Chatham Could Face $37M In Capital Projects In Next Five Years

By: Alan Pollock

Topics: Municipal Finance

Chatham's new fire station is one of a number of recently completed capital projects. FILE PHOTO

CHATHAM The obvious take-away from a consultant’s report last week is that Chatham could face more than $37 million in capital projects in the next five years. But the more subtle message is that the town should think about big-ticket purchases as a yearly expense, rather than items on a finite to-do list.

Selectmen last Monday received an interim report from Monica Lamboy of the Edward J. Collins Center for Public Management at UMass Boston. Using funds from a state grant, the town has contracted with the Collins Center to review its five-year capital planning procedure.

The study considered projects over $10,000 that were non-recurring expenses on equipment, property or improvements expected to last five years or longer. By planning those expenses over five years or longer, “you can really start to level out that financial investment so you don’t have those major peaks and valleys” in cost projections, Lamboy said.

In its message before this year’s town meeting, the finance committee opined that “thoughtful decisions around the prioritization of capital projects need to be made by town leadership.” For years, the finance committee has criticized the lack of a framework for assessing capital projects and said it supports the Collins Center review as a means of helping the town better understand and analyze its capital needs.

The review is still underway, but Lamboy said department heads submitted $37,183,949 in capital requests for fiscal years 2020 to 2024. Almost $19 million of that figure comes from water and sewer projects, with another $7.5 million in public works equipment and projects. The various projects are sorted by possible funding sources, with items over $100,000 to be bonded, and the rest coming from the general fund, water and sewer revenues, state highway funds or other grants.

The process acknowledges that some of the capital requests won’t make the cut, Lamboy said.

“The hard part is making hard choices,” she said. “There are never enough dollars available for capital needs.”

The Collins report recommends that town officials grade each capital request based on six criteria, using a numerical score. The highest-scoring capital requests will have a long useful life or are mandated by the state or federal government. Points are also awarded to projects that increase the effectiveness of government by improving efficiency and customer service or reduce the town’s potential legal liability. Projects get points for increasing revenues or grant opportunities, or reduce operating costs over time.

Working with town staff, the consultants included two other criteria unique to Chatham. The first judges “community utilization,” or whether a project is used seasonally or year-round, and how many members of the public benefit. The second criteria is “community values,” which awards points for requests that encourage “Chatham-scale, balanced economic opportunity,” cultural and recreational opportunities, youth and families, environmental sustainability, and other priorities.

The scoring system is “a way to identify those projects that are maybe not yet ready to be moving forward,” Lamboy said.
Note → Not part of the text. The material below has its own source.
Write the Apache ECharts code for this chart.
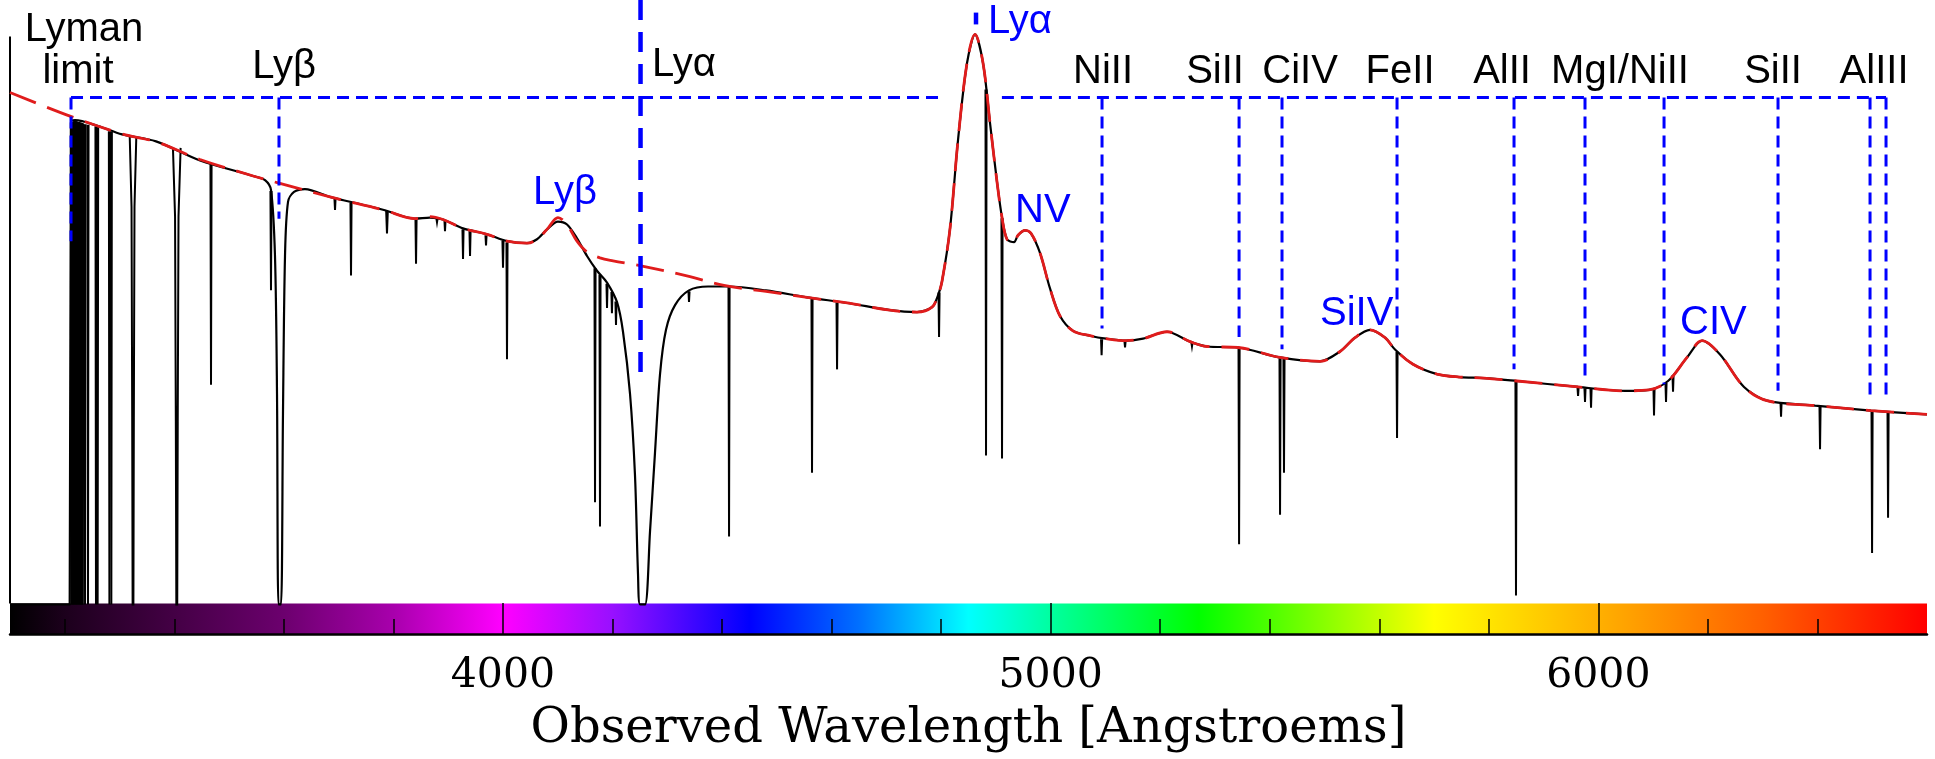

Next, the Collins report will identify the best funding sources for the projects to be included in the first five years of the plan. Lamboy said the review included an examination of the growth prospects for the town’s general fund, and here the news is good. The consultants projected robust growth of new revenue, which comes mostly from new construction or renovations that require building permits.

“People are investing in their property in Chatham, particularly in the last years, and that’s a positive trend to provide revenues for you, to not only capital but also for programmatic needs,” she said. The review also examined the town’s free cash and stabilization accounts.

“We can see how this is growing. The pattern shows us that you are investing, you are saving those dollars for rainy days or for initiatives going forward,” Lamboy said.

The consultants will also be helping the town finalize the schedule, working toward an annual financial target for capital spending, and then scheduling projects to best meet that target.

“By using a percentage of budget, your capital investment will grow just by an increment each year, as your operating budget grows by a little increment each year,” she said.

Town Manager Jill Goldsmith said the local criteria are particularly beneficial. Beach nourishment projects, for instance, scored high among capital projects because of the local benefit they provide. The full list of capital requests will be reviewed through early fall in time for the first budget summit. “This will be a rolling document,” with a new fiscal year added each year to replace the current one. Department heads will be encouraged to submit their requests in July, “to give us plenty of time to run through the rating criteria,” Goldsmith said.

“This is going to be very beneficial for us, collectively, moving forward,” Selectman Cory Metters said.

Board member Jeffrey Dykens agreed, but admitted that it’s tough to acknowledge that the town will be called on to spend another $38 million on capital items in the next five years, when many of the big-ticket items – a new fire station, the police station and town hall annex, and water and sewer improvements – have just been completed.

“I can’t imagine us needing to invest in more infrastructure in this town,” he said.